Angeline “Angie” Mead says Department of Homeland Security officials violated her Fourth Amendment rights after an officer allegedly shot her in the right eye with a “high velocity projectile” during a downtown Portland protest, according to a lawsuit filed Monday in U.S. District Court.
The injury came amid a wave of munitions deployed by the feds into protesters’ faces during the summer of 2020. Mead is a Black Lives Matter supporter who attended a protest in downtown Portland on July 26, according to the lawsuit.
As federal agents herded protesters away from the Mark O. Hatfield U.S. Courthouse, the complaint alleges, Mead, who was wearing swim goggles, turned her head in the direction of federal law enforcement officers approaching her from behind. A federal agent standing about 20 feet away then shot her in the right eye “without cause or warning,” her attorneys allege.
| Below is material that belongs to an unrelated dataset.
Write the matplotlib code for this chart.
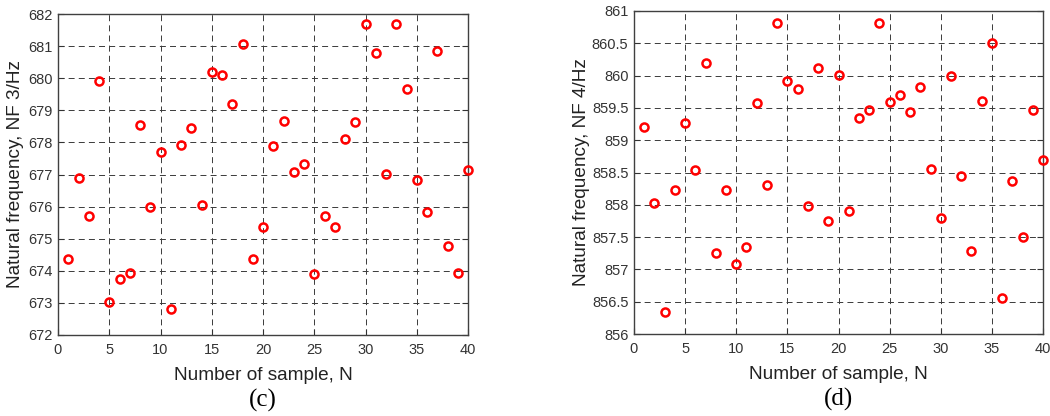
import matplotlib
matplotlib.use("Agg")
import matplotlib.pyplot as plt
import numpy as np

samples = list(range(1, 41))
nf3 = [674.38, 676.90, 675.71, 679.90, 673.02, 673.73, 673.93, 678.53, 676.00, 677.69,
       672.81, 677.93, 678.45, 676.04, 680.19, 680.10, 679.20, 681.06, 674.37, 675.36,
       677.90, 678.66, 677.07, 677.34, 673.91, 675.70, 675.38, 678.12, 678.62, 681.68,
       680.80, 677.01, 681.70, 679.67, 676.84, 675.82, 680.86, 674.78, 673.94, 677.13]
nf4 = [859.21, 858.03, 856.34, 858.23, 859.26, 858.54, 860.19, 857.25, 858.23, 857.08,
       857.35, 859.58, 858.30, 860.82, 859.91, 859.80, 857.98, 860.11, 857.75, 860.01,
       857.90, 859.35, 859.47, 860.81, 859.59, 859.70, 859.44, 859.83, 858.55, 857.80,
       860.00, 858.44, 857.29, 859.60, 860.50, 856.55, 858.37, 857.50, 859.47, 858.69]

xticks = [0, 5, 10, 15, 20, 25, 30, 35, 40]
yticks3 = [672, 673, 674, 675, 676, 677, 678, 679, 680, 681, 682]
yticks4 = [856, 856.5, 857, 857.5, 858, 858.5, 859, 859.5, 860, 860.5, 861]
ylabels = ["Natural frequency, NF 3/Hz", "Natural frequency, NF 4/Hz"]
xlabel = "Number of sample, N"
panel_labels = ["(c)", "(d)"]

plt.rcParams['font.family'] = ['Liberation Sans', 'DejaVu Sans']
plt.rcParams['lines.scale_dashes'] = False

fig = plt.figure(figsize=(10.5, 4.16), dpi=100)
ax1 = fig.add_axes([58/1050, 1-335/416, 410/1050, 321/416])
ax2 = fig.add_axes([634/1050, 1-334/416, 409/1050, 323/416])

def fmt(v):
    return ("%g" % v)

for ax, y, yt, yl, pl, lp in [(ax1, nf3, yticks3, ylabels[0], panel_labels[0], 2.5),
                              (ax2, nf4, yticks4, ylabels[1], panel_labels[1], 1.5)]:
    ax.plot(samples, y, linestyle='none', marker='o', markersize=5.8,
            markerfacecolor='none', markeredgecolor='#ff0000', markeredgewidth=1.8,
            zorder=3, clip_on=False)
    ax.set_xlim(0, 40)
    ax.set_ylim(yt[0], yt[-1])
    ax.set_xticks(xticks)
    ax.set_yticks(yt)
    ax.set_yticklabels([fmt(v) for v in yt])
    ax.grid(True, linestyle=(0, (4.3, 3.0)), color='#3a3a3a', linewidth=0.7)
    ax.set_axisbelow(True)
    ax.tick_params(direction='in', length=4, width=0.8, colors='#333333',
                   labelsize=10.5, top=False, right=True)
    ax.tick_params(axis='x', pad=6)
    ax.tick_params(axis='y', pad=4)
    for sp in ax.spines.values():
        sp.set_color('#404040')
        sp.set_linewidth(1.0)
    ax.set_ylabel(yl, fontsize=13.7, color='#222222', labelpad=lp)
    ax.set_xlabel(xlabel, fontsize=13.7, color='#222222', labelpad=7)
    ax.text(0.5, -0.2025, pl, transform=ax.transAxes, ha='center', va='center',
            fontsize=18, family='Liberation Serif', color='black')

fig.savefig("out.png", dpi=100)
“Terrified, Mead immediately lost all vision in her right eye and thought she lost her eye entirely,” Mead’s lawyers said Monday. “[S]he felt blood running down her face as friends called out for a medic. When a medic finally arrived to quickly examine her injuries, he asked if her eyes were ‘different colors’ which increased Mead’s fear she might be permanently blinded.”
Mead was then rushed to the emergency room at Oregon Health & Science University, the complaint says. During a follow-up exam on July 29, she was diagnosed with a “vitreous hemorrhage of the right eye and traumatic iritis.” She then underwent laser retinopexy surgery to repair a round hole in her retina, the lawsuit says.
Mead’s injury occurred at the height of nightly protests around the federal courthouse in downtown Portland last summer. Each night, protesters gathered at the metal fence surrounding the courthouse, sometimes trying to tear it down. Federal agents dispatched by then-President Donald Trump repeatedly fired projectiles at the heads of people in the crowd.
In the week WW spent on the scene, we observed two people tended to by medics after head injuries. It’s not clear if Mead was one of them.
The lawsuit alleges that the federal agent, identified as “John Doe 62,” violated her Fourth Amendment rights.
“At all times material Plaintiff had a protected liberty interest under the Fourth Amendment not to be subjected to an unreasonable seizure of her person through the application of undue, unnecessary, and excessive force,” the complaint says. “Defendant John Doe 62 seized plaintiff through the application force and such use of force was unreasonable, unnecessary and excessive and violated plaintiff’s rights under the Fourth Amendment.”
The lawsuit also names federal officials as defendants, including DHS regional director Gabriel Russell, DHS deputy director for operations Allen Scott Jones, U.S. Customs and Border Protection acting Commissioner Mark Morgan, and Federal Protective Service deputy director Richard “Kris” Cline.